Me fui de Maragogi con la bendición del padre y viajé en coche los cien kilómetros que la separan de Porto Galinhas, en el estado de Pernambuco con una pareja brasileña. Al llegar a mi hostal conocí a Felipe un estudiante de arquitectura que vivía en un suburbio al oeste de Río de Janeiro. Felipe me presentó a su amigo Juan al que llamó con ironía el fiscal de la naturaleza para quien la vida consistía en hacer una pequeña renta y pasar los días despreocupado. Alimentaba su espíritu paseándose arriba y abajo nadando por los arrecifes pescando recomendando posadas baratas o lugares para bailar. Lo más importante radicaba en que el fiscal no cobraba por aconsejar a la gente lo hacía por placer y aquel era su secreto.

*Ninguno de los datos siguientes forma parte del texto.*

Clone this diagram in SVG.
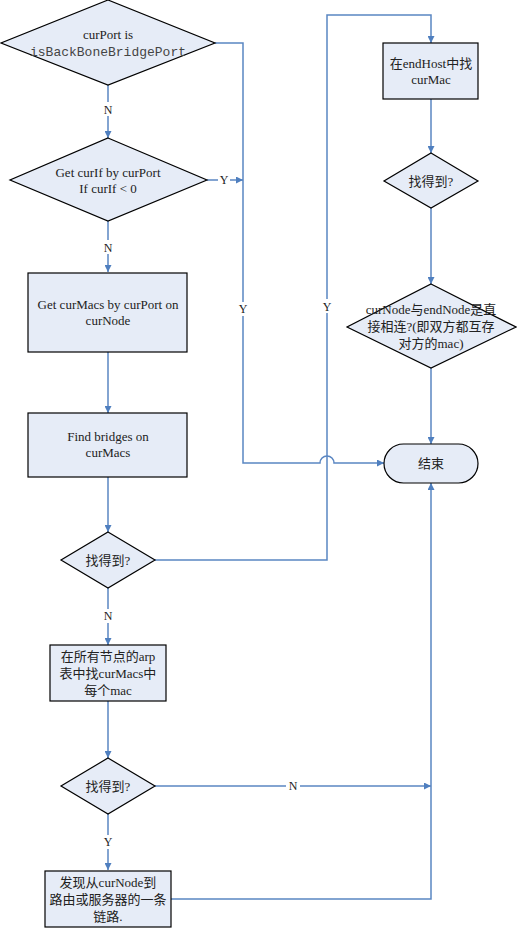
<svg xmlns="http://www.w3.org/2000/svg" width="517" height="928" viewBox="0 0 517 928">
<style>
.s{fill:#E6ECF7;stroke:#000;stroke-width:1.2}
.c{fill:none;stroke:#5A86C2;stroke-width:1.5}
.t{font-family:"Liberation Serif","Noto Sans CJK SC",serif;font-size:13px;fill:#222;text-anchor:middle}
.m{font-family:"Liberation Mono",monospace;font-size:13px;fill:#444;text-anchor:middle}
.l{font-family:"Liberation Serif",serif;font-size:12px;fill:#222;text-anchor:middle}
.bg{fill:#fff}
</style>
<defs>
<marker id="a" viewBox="0 0 10 10" refX="10" refY="5" markerWidth="8" markerHeight="7" orient="auto" markerUnits="userSpaceOnUse">
<path d="M0,0L10,5L0,10z" fill="#4F7FBF"/>
</marker>
</defs>
<rect width="517" height="928" fill="#fff"/>
<g id="connectors">
<path class="c" d="M108,85V138" marker-end="url(#a)"/>
<path class="c" d="M108,221V272" marker-end="url(#a)"/>
<path class="c" d="M108,352V413" marker-end="url(#a)"/>
<path class="c" d="M108,477V532" marker-end="url(#a)"/>
<path class="c" d="M108,588V645" marker-end="url(#a)"/>
<path class="c" d="M108,701V758" marker-end="url(#a)"/>
<path class="c" d="M108,814V870" marker-end="url(#a)"/>
<path class="c" d="M215,43H243V463H320A7,7 0 0 1 334,463H384" marker-end="url(#a)"/>
<path class="c" d="M207,180H243" marker-end="url(#a)"/>
<path class="c" d="M155,560H327V15H431V43" marker-end="url(#a)"/>
<path class="c" d="M431,99V153" marker-end="url(#a)"/>
<path class="c" d="M431,208V284" marker-end="url(#a)"/>
<path class="c" d="M431,368V444" marker-end="url(#a)"/>
<path class="c" d="M155,786H431" marker-end="url(#a)"/>
<path class="c" d="M171,899H431V483" marker-end="url(#a)"/>
<rect class="bg" x="101" y="102" width="14" height="14"/>
<text class="l" x="108" y="114">N</text>
<rect class="bg" x="101" y="240" width="14" height="14"/>
<text class="l" x="108" y="252">N</text>
<rect class="bg" x="218" y="173" width="12" height="14"/>
<text class="l" x="224" y="184">Y</text>
<rect class="bg" x="237" y="302" width="12" height="14"/>
<text class="l" x="243" y="313">Y</text>
<rect class="bg" x="321" y="299" width="12" height="14"/>
<text class="l" x="327" y="311">Y</text>
<rect class="bg" x="101" y="609" width="14" height="14"/>
<text class="l" x="108" y="620">N</text>
<rect class="bg" x="286" y="779" width="14" height="14"/>
<text class="l" x="293" y="790">N</text>
<rect class="bg" x="101" y="835" width="14" height="14"/>
<text class="l" x="108" y="846">Y</text>
</g>
<g id="d1">
<polygon class="s" points="108,0 215,43 108,85 1,43"/>
<text class="t" x="108" y="39">curPort is</text>
<text class="m" x="108" y="56">isBackBoneBridgePort</text>
</g>
<g id="d2">
<polygon class="s" points="108,138 207,180 108,221 10,180"/>
<text class="t" x="108" y="177">Get curIf by curPort</text>
<text class="t" x="108" y="193">If curIf &lt; 0</text>
</g>
<g id="b1">
<rect class="s" x="28" y="273" width="159" height="79"/>
<text class="t" x="108" y="309">Get curMacs by curPort on</text>
<text class="t" x="108" y="325">curNode</text>
</g>
<g id="b2">
<rect class="s" x="28" y="413" width="159" height="64"/>
<text class="t" x="108" y="441">Find bridges on</text>
<text class="t" x="108" y="457">curMacs</text>
</g>
<g id="d3">
<polygon class="s" points="108,532 155,560 108,588 61,560"/>
<text class="t" x="108" y="565">找得到?</text>
</g>
<g id="b3">
<rect class="s" x="50" y="645" width="116" height="56"/>
<text class="t" x="108" y="661">在所有节点的arp</text>
<text class="t" x="108" y="678">表中找curMacs中</text>
<text class="t" x="108" y="695">每个mac</text>
</g>
<g id="d4">
<polygon class="s" points="108,758 155,786 108,814 61,786"/>
<text class="t" x="108" y="791">找得到?</text>
</g>
<g id="b4">
<rect class="s" x="45" y="871" width="126" height="56"/>
<text class="t" x="108" y="887">发现从curNode到</text>
<text class="t" x="108" y="904">路由或服务器的一条</text>
<text class="t" x="108" y="921">链路.</text>
</g>
<g id="b5">
<rect class="s" x="383" y="43" width="95" height="56"/>
<text class="t" x="431" y="68">在endHost中找</text>
<text class="t" x="431" y="84">curMac</text>
</g>
<g id="d5">
<polygon class="s" points="431,153 478,181 431,208 384,181"/>
<text class="t" x="431" y="186">找得到?</text>
</g>
<g id="d6">
<polygon class="s" points="431,284 516,327 431,368 347,327"/>
<text class="t" x="431" y="314">curNode与endNode是直</text>
<text class="t" x="431" y="331">接相连?(即双方都互存</text>
<text class="t" x="431" y="348">对方的mac)</text>
</g>
<g id="end">
<rect class="s" x="384" y="444" width="94" height="39" rx="19.5"/>
<text class="t" x="431" y="468">结束</text>
</g>
</svg>
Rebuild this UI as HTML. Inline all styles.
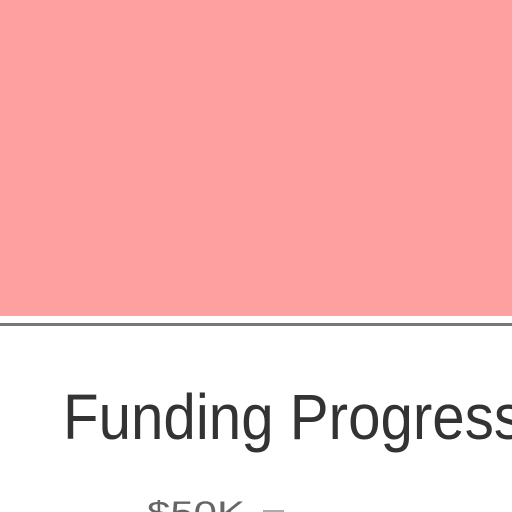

Por las tardes hasta que el sol se escondía no había mejor cosa que hacer que beber un buen zumo tropical de asaí. Pasábamos las tardes en el bajo comercial en propiedad de Juan que tenía alquilado cercano a la playa. Sentados en una silla observábamos el ir y venir de la gente entre las palmeras que se acunaban con una suave brisa. El jugo servido con descuido salpicó la camisa negra sin mangas de Juan el fiscal que dejó ver todo su brazo tatuado hasta las manos donde resaltaban grandes anillos de plata. El calor hizo que se quitara la boina de cuadros y la colocara junto a la silla del lado. El me contaba que había tenido una vida muy loca pero que gracias a Dios todo aquello había quedado en el pasado. Un accidente en moto le dejó secuelas graves en los tobillos aunque a él el doctor le permitió jugar fútbol. Había reunido el dinero suficiente para comprar su local y el apartamento donde vivía. Le confesé que él para mí era un espejo en el que podría mirarme porque yo también había tenido una vida de mucha juerga y sufrido un accidente similar al suyo. Por aquella misma razón Juan entendió que yo ya podría ejercer la profesión de fiscal preservando la naturaleza en algún lugar del mundo.
Felipe tomo voz al asunto y me dijo: —Carliños ahora que tienes el título ¿dónde vas a ejercer de fiscal? —indagaba Felipe con alguna picardía. Había montones de playas en Brasil para escoger. Porto Galinhas con sus piscinas naturales era maravilloso. Sin embargo quería conocer más.
Disfruté de aquellas piscinas gigantes rodeado de arrecifes de corales y peces coloridos que junto con el color de las aguas y el sol hicieron de aquella mañana un día para no olvidar.